Only the lines from the start of the data to the line containing "return 1 - (p - OFF - T) / ph", both included, should be output, exactly and without pictures.

## EXERCISE MATERIAL
▼
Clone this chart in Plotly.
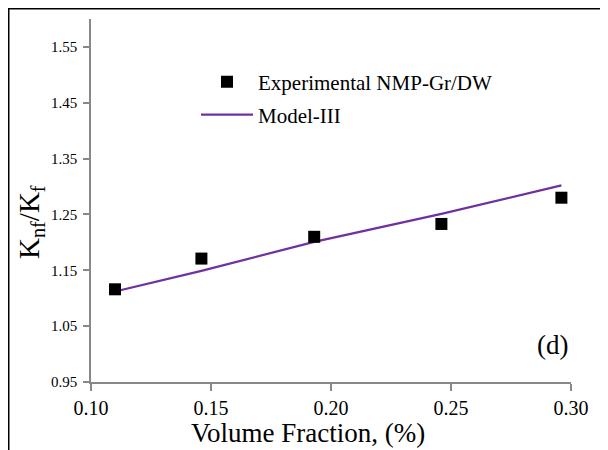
import plotly.graph_objects as go

exp_x = [0.110, 0.146, 0.193, 0.246, 0.296]
exp_y = [1.116, 1.171, 1.210, 1.233, 1.280]
model_x = [0.110, 0.146, 0.193, 0.246, 0.296]
model_y = [1.112, 1.149, 1.201, 1.251, 1.302]
x_ticks = [0.10, 0.15, 0.20, 0.25, 0.30]
y_ticks = [0.95, 1.05, 1.15, 1.25, 1.35, 1.45, 1.55]

FONT = "Liberation Serif, Times New Roman, serif"
AX = "#888888"
PURPLE = "#7030A0"
OFF = 8  # page body margin

fig = go.Figure()
fig.add_trace(go.Scatter(x=model_x, y=model_y, mode="lines", name="Model-III",
                         line=dict(color=PURPLE, width=2.2), showlegend=False))
fig.add_trace(go.Scatter(x=exp_x, y=exp_y, mode="markers", name="Experimental NMP-Gr/DW",
                         marker=dict(symbol="square", color="black", size=12), showlegend=False))

# legend entries (separate legends to match row spacing)
fig.add_trace(go.Scatter(x=[None], y=[None], mode="markers", name="Experimental NMP-Gr/DW",
                         marker=dict(symbol="square", color="black", size=12), legend="legend"))
fig.add_trace(go.Scatter(x=[None], y=[None], mode="lines", name="Model-III",
                         line=dict(color=PURPLE, width=2.2), legend="legend2"))

W, H = 608 - OFF, 450 - OFF
L, R, T, B = 91 - OFF, 37, 19 - OFF, 68
pw, ph = W - L - R, H - T - B


def px_x(p):
    return (p - OFF - L) / pw


def px_y(p):
    return 1 - (p - OFF - T) / ph


leg_common = dict(xanchor="left", yanchor="middle", bgcolor="rgba(0,0,0,0)",
                  font=dict(family=FONT, size=21, color="black"), itemwidth=52)

fig.update_layout(
    width=W, height=H,
    margin=dict(l=L, r=R, t=T, b=B),
    paper_bgcolor="white", plot_bgcolor="white",
    font=dict(family=FONT, color="black"),
    showlegend=True,
    legend=dict(x=px_x(196), y=px_y(82), **leg_common),
    legend2=dict(x=px_x(196), y=px_y(115), **leg_common),
    xaxis=dict(range=[0.10, 0.30], tickvals=x_ticks, ticktext=[f"{v:.2f}" for v in x_ticks],
               showgrid=False, zeroline=False, showline=True, linecolor=AX, linewidth=1.5,
               ticks="outside", tickcolor=AX, ticklen=7, tickwidth=1.5,
               tickfont=dict(family=FONT, size=20, color="black")),
    yaxis=dict(range=[0.95, 1.60], tickvals=y_ticks, ticktext=[f"{v:.2f}" for v in y_ticks],
               showgrid=False, zeroline=False, showline=True, linecolor=AX, linewidth=1.5,
               ticks="outside", tickcolor=AX, ticklen=6, tickwidth=1.5, ticklabelstandoff=3,
               tickfont=dict(family=FONT, size=15, color="black")),
    annotations=[
        dict(text="(d)", xref="paper", yref="paper", x=px_x(570), y=px_y(345),
             xanchor="right", yanchor="middle", showarrow=False,
             font=dict(family=FONT, size=27, color="black")),
        dict(text="Volume Fraction, (%)", xref="paper", yref="paper", x=px_x(308), y=px_y(433),
             xanchor="center", yanchor="middle", showarrow=False,
             font=dict(family=FONT, size=27, color="black")),
        dict(text="K<sub>nf</sub>/K<sub>f</sub>", xref="paper", yref="paper", x=px_x(31), y=px_y(222),
             xanchor="center", yanchor="middle", showarrow=False, textangle=-90,
             font=dict(family=FONT, size=29, color="black")),
    ],
    shapes=[
        dict(type="line", xref="paper", yref="paper", x0=-L / pw, x1=(W + 5 - L) / pw,
             y0=1 + (T - 0.5) / ph, y1=1 + (T - 0.5) / ph, line=dict(color="black", width=2)),
        dict(type="line", xref="paper", yref="paper", x0=-(L - 0.5) / pw, x1=-(L - 0.5) / pw,
             y0=1 + T / ph, y1=-(B + 5) / ph, line=dict(color="black", width=2)),
    ],
)
fig.write_html("out.html")
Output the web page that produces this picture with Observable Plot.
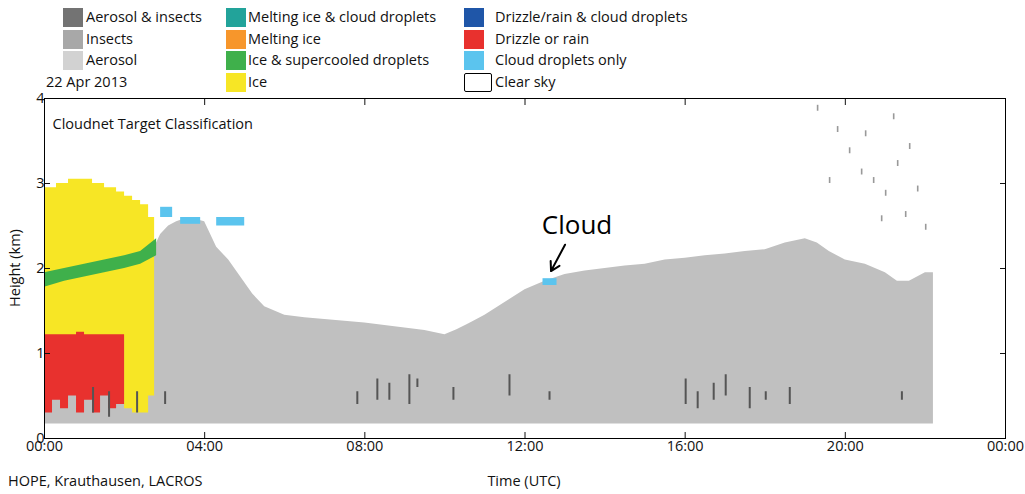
<!DOCTYPE html>
<html><head><meta charset="utf-8">
<script src="https://cdn.jsdelivr.net/npm/d3@7"></script>
<script src="https://cdn.jsdelivr.net/npm/@observablehq/plot@0.6"></script>
<style>
body{margin:0;background:#fff;font-family:"Open Sans",sans-serif;}
#wrap{position:relative;width:1025px;height:494px;}
#legend{position:absolute;left:0;top:0;width:1025px;height:88px;font-size:14.5px;color:#111;}
.it{position:absolute;height:20px;line-height:20px;}
.sw{position:absolute;width:20px;height:19px;}
#chart{position:absolute;left:0;top:88px;}
</style></head><body>
<div id="wrap"><div id="legend"></div><div id="chart"></div></div>
<script>
// ---- data ----
const classes = ["Aerosol & insects","Insects","Aerosol","Melting ice & cloud droplets","Melting ice","Ice & supercooled droplets","Ice","Drizzle/rain & cloud droplets","Drizzle or rain","Cloud droplets only","Clear sky"];
const colors  = ["#737373","#a8a8a8","#d2d2d2","#22a39a","#f7962b","#3fb04b","#f7e625","#1f56a8","#e8312e","#5bc4ee","#ffffff"];
// aerosol (gray) top height, km, per time (h)
const aerT   = [0,0.5,1,1.5,2,2.5,2.7,2.9,3.1,3.3,3.6,4.0,4.3,4.6,4.9,5.2,5.5,6,6.5,7,7.5,8,8.5,9,9.5,10,10.3,10.6,11,11.5,12,12.5,13,13.5,14,14.5,15,15.5,16,16.5,17,17.5,18,18.5,19,19.3,19.6,20,20.5,21,21.3,21.6,22,22.2];
const aerTop = [1.3,1.3,1.3,1.3,1.5,1.9,2.2,2.4,2.5,2.55,2.6,2.55,2.25,2.1,1.9,1.7,1.55,1.45,1.42,1.4,1.38,1.36,1.33,1.3,1.27,1.22,1.28,1.35,1.45,1.6,1.75,1.85,1.93,1.97,2.0,2.03,2.05,2.1,2.12,2.15,2.17,2.2,2.22,2.3,2.35,2.3,2.2,2.1,2.05,1.95,1.85,1.85,1.95,1.95];
const aerBase = 0.17;
// ice (yellow)
const iceT    = [0,0.3,0.6,0.9,1.2,1.5,1.8,2.0,2.2,2.4,2.6,2.75];
const iceBase = [1.2,1.2,1.2,1.2,1.2,1.2,1.2,0.35,0.3,0.3,0.5,0.9];
const iceTop  = [2.95,3.0,3.05,3.05,3.0,2.95,2.9,2.85,2.8,2.75,2.6,2.3];
// ice & supercooled droplets (green)
const grnT    = [0,0.5,1,1.5,2,2.4,2.8];
const grnBase = [1.78,1.85,1.9,1.95,2.0,2.05,2.15];
const grnTop  = [1.95,2.0,2.05,2.1,2.15,2.2,2.35];
// drizzle or rain (red)
const rainT    = [0,0.2,0.4,0.6,0.8,1.0,1.2,1.4,1.6,1.8,2.0];
const rainBase = [0.3,0.45,0.35,0.5,0.3,0.45,0.3,0.5,0.35,0.4,0.6];
const rainTop  = [1.22,1.22,1.22,1.22,1.25,1.22,1.22,1.22,1.22,1.22,1.22];
// cloud droplets (cyan) pieces
const cldX1 = [2.9,3.4,4.3,12.45];
const cldX2 = [3.2,3.9,5.0,12.8];
const cldY1 = [2.6,2.52,2.5,1.8];
const cldY2 = [2.72,2.6,2.6,1.88];
// aerosol & insects streaks
const insX = [1.2,1.6,2.3,3.0,7.8,8.3,8.6,9.1,9.3,10.2,11.6,12.6,16.0,16.3,16.7,17.0,17.6,18.0,18.6,21.4];
const insY1= [0.3,0.25,0.3,0.4,0.4,0.45,0.45,0.4,0.6,0.45,0.5,0.45,0.4,0.35,0.45,0.5,0.35,0.45,0.4,0.45];
const insY2= [0.6,0.55,0.55,0.55,0.55,0.7,0.65,0.75,0.7,0.6,0.75,0.55,0.7,0.55,0.65,0.75,0.6,0.55,0.6,0.55];
// insects scattered aloft
const bugX = [19.3,19.8,20.1,20.4,20.7,21.0,21.3,21.5,21.8,22.0,20.5,21.2,19.6,20.9,21.6];
const bugY = [3.85,3.6,3.35,3.1,3.0,2.85,3.2,2.6,2.9,2.45,3.55,3.75,3.0,2.55,3.4];
const xTicks = [0,4,8,12,16,20,24];
const xTickLabels = ["00:00","04:00","08:00","12:00","16:00","20:00","00:00"];
const yTicks = [0,1,2,3,4];
const annText = [{t:13.3,h:2.5,s:"Cloud"}];
const annArrow = [{t1:13.0,h1:2.28,t2:12.65,h2:1.97}];

// ---- legend ----
const L = document.getElementById("legend");
const cols = [[0,1,2],[3,4,5,6],[7,8,9,10]];
const colX = [[63,86],[226,248],[464,495]];
cols.forEach((c,ci)=>c.forEach((k,ri)=>{
  const y = 8 + ri*21.5;
  const s=document.createElement("div");s.className="sw";
  s.style.left=colX[ci][0]+"px";s.style.top=y+"px";s.style.background=colors[k];
  if(k===10){s.style.border="1.3px solid #000";s.style.width="26px";s.style.height="17px";s.style.borderRadius="2px";}
  L.appendChild(s);
  const t=document.createElement("div");t.className="it";t.textContent=classes[k];
  t.style.left=colX[ci][1]+"px";t.style.top=(y-1)+"px";L.appendChild(t);
}));
const d=document.createElement("div");d.className="it";d.textContent="22 Apr 2013";d.style.left="46px";d.style.top="72px";L.appendChild(d);

const mk=(T,B,Tp)=>T.map((t,i)=>({t,b:B[i],h:Tp[i]}));
const aer = mk(aerT, aerT.map(()=>aerBase), aerTop);
const ice = mk(iceT, iceBase, iceTop);
const grn = mk(grnT, grnBase, grnTop);
const rain= mk(rainT, rainBase, rainTop);
const cld = cldX1.map((x,i)=>({x1:x,x2:cldX2[i],y1:cldY1[i],y2:cldY2[i]}));
const ins = insX.map((x,i)=>({x1:x,x2:x+0.05,y1:insY1[i],y2:insY2[i]}));
const bug = bugX.map((x,i)=>({x1:x,x2:x+0.04,y1:bugY[i],y2:bugY[i]+0.07}));

const plot = Plot.plot({
  width:1025,height:406,marginTop:10,marginBottom:56,marginLeft:44,marginRight:20,
  style:{fontFamily:"Open Sans, sans-serif",fontSize:"14.5px",color:"#111"},
  x:{domain:[0,24],label:null},
  y:{domain:[0,4],label:null},
  marks:[
    Plot.areaY(aer,{x:"t",y1:"b",y2:"h",fill:"#c0c0c0",curve:"linear"}),
    Plot.areaY(ice,{x:"t",y1:"b",y2:"h",fill:colors[6],curve:"step-after"}),
    Plot.areaY(rain,{x:"t",y1:"b",y2:"h",fill:colors[8],curve:"step-after"}),
    Plot.areaY(grn,{x:"t",y1:"b",y2:"h",fill:colors[5],curve:"linear"}),
    Plot.rect(cld,{x1:"x1",x2:"x2",y1:"y1",y2:"y2",fill:colors[9]}),
    Plot.rect(ins,{x1:"x1",x2:"x2",y1:"y1",y2:"y2",fill:"#555"}),
    Plot.rect(bug,{x1:"x1",x2:"x2",y1:"y1",y2:"y2",fill:"#999"}),
    Plot.text(annText,{x:"t",y:"h",text:"s",fontSize:26,fill:"#000"}),
    Plot.arrow(annArrow,{x1:"t1",y1:"h1",x2:"t2",y2:"h2",stroke:"#000",strokeWidth:2,headLength:10}),
    Plot.text(["Cloudnet Target Classification"],{frameAnchor:"top-left",textAnchor:"start",dx:8,dy:20,fontSize:14.5,fill:"#111"}),
    Plot.axisX({ticks:xTicks,tickFormat:(d,i)=>xTickLabels[i],tickSize:-6,tickPadding:8,label:null}),
    Plot.axisY({ticks:yTicks,tickFormat:d=>String(d),tickSize:-6,tickPadding:6,label:null}),
    Plot.axisX({anchor:"top",ticks:xTicks,tickSize:-6,tickFormat:()=>"",label:null}),
    Plot.axisY({anchor:"right",ticks:yTicks,tickSize:-6,tickFormat:()=>"",label:null}),
    Plot.frame({stroke:"#000"})
  ]
});
document.getElementById("chart").appendChild(plot);
const svg=d3.select(plot);
svg.append("text").attr("x",524).attr("y",398).attr("text-anchor","middle").attr("font-size",14.5).text("Time (UTC)");
svg.append("text").attr("x",8).attr("y",398).attr("text-anchor","start").attr("font-size",14.5).text("HOPE, Krauthausen, LACROS");
svg.append("text").attr("transform","translate(20,180) rotate(-90)").attr("text-anchor","middle").attr("font-size",14.5).text("Height (km)");
</script></body></html>
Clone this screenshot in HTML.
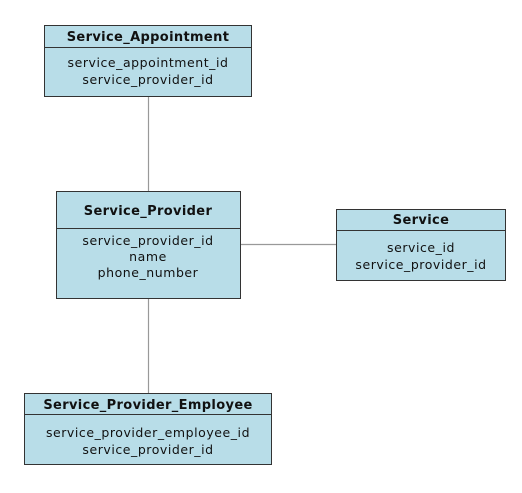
▲
## WORKED SOLUTION
Clone this chart in Plotly.
import plotly.graph_objects as go

exp_x = [0.110, 0.146, 0.193, 0.246, 0.296]
exp_y = [1.116, 1.171, 1.210, 1.233, 1.280]
model_x = [0.110, 0.146, 0.193, 0.246, 0.296]
model_y = [1.112, 1.149, 1.201, 1.251, 1.302]
x_ticks = [0.10, 0.15, 0.20, 0.25, 0.30]
y_ticks = [0.95, 1.05, 1.15, 1.25, 1.35, 1.45, 1.55]

FONT = "Liberation Serif, Times New Roman, serif"
AX = "#888888"
PURPLE = "#7030A0"
OFF = 8  # page body margin

fig = go.Figure()
fig.add_trace(go.Scatter(x=model_x, y=model_y, mode="lines", name="Model-III",
                         line=dict(color=PURPLE, width=2.2), showlegend=False))
fig.add_trace(go.Scatter(x=exp_x, y=exp_y, mode="markers", name="Experimental NMP-Gr/DW",
                         marker=dict(symbol="square", color="black", size=12), showlegend=False))

# legend entries (separate legends to match row spacing)
fig.add_trace(go.Scatter(x=[None], y=[None], mode="markers", name="Experimental NMP-Gr/DW",
                         marker=dict(symbol="square", color="black", size=12), legend="legend"))
fig.add_trace(go.Scatter(x=[None], y=[None], mode="lines", name="Model-III",
                         line=dict(color=PURPLE, width=2.2), legend="legend2"))

W, H = 608 - OFF, 450 - OFF
L, R, T, B = 91 - OFF, 37, 19 - OFF, 68
pw, ph = W - L - R, H - T - B


def px_x(p):
    return (p - OFF - L) / pw


def px_y(p):
    return 1 - (p - OFF - T) / ph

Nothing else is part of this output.